The legendary investor and philanthropist Warren Buffet once said that “the only way you do significant things is taking on tough things.” More than six years ago, a group of like-minded individuals — many of them members of our credit union — formed the Calabrian Benevolent Association of Ontario (CBAO). 

Almost from inception, members identified one particularly tough challenge: the dignified care of individuals living with dementia. 

The CBAO Seniors Day Program, which operates in Vaughan in collaboration with COSTI Immigrant Services, supports Italian seniors living with early stage dementia, their families and caregivers. Dr. Giovanni Marotta is the program’s medical director. 

This unique day program holds special significance for our credit union, and on behalf of our members, we have been proud to support it since it launched in late 2016, through fundraising efforts such as Una Serata in Calabria or volunteerism; our president and CEO, Fausto Gaudio, currently serves as the association’s chair and staff often volunteer their time and talents.

Caring for someone with dementia poses significant challenges. This unique program is designed to deliver support and addresses the particular needs of Italian-speaking seniors with early stage dementias like Alzheimer’s disease. It is based on research that shows the decline associated with dementia can be slowed through physical and mental exercises and socialization. In fact, very simple lifestyle changes, such as increasing physical activity, can have a tremendous impact on moderating dementias.

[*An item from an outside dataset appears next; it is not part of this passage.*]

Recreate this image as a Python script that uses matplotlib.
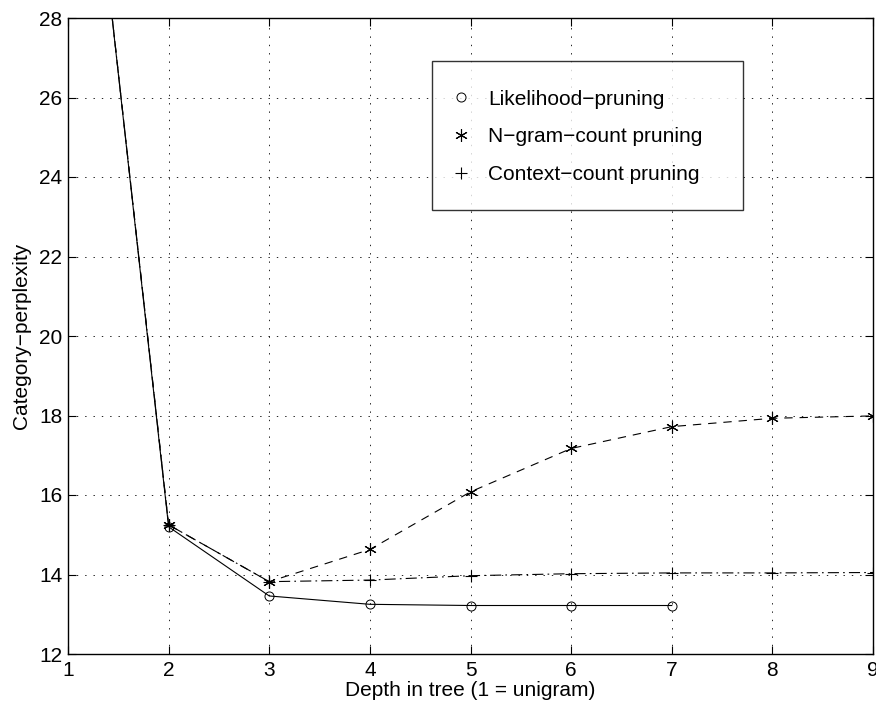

Recent enhancements distinguish it from other day programs:

  • A three-step intake (assessment) which includes a service trial or try-out day
  • Empathetic support in the form of hospital and home visits following hospitalization
  • Education-based activities like drawing classes
  • Nutrition-balanced meal plans that include healthy and colourful dessert plates
  • New support group for caregivers.

With an estimated 228,000 Ontarians living with dementia, and with this number expected to double within two decades, this culturally sensitive program is one step in addressing a serious public health issue as well as the life-altering impacts of dementia on our nonni and the burden borne by family members who care for them.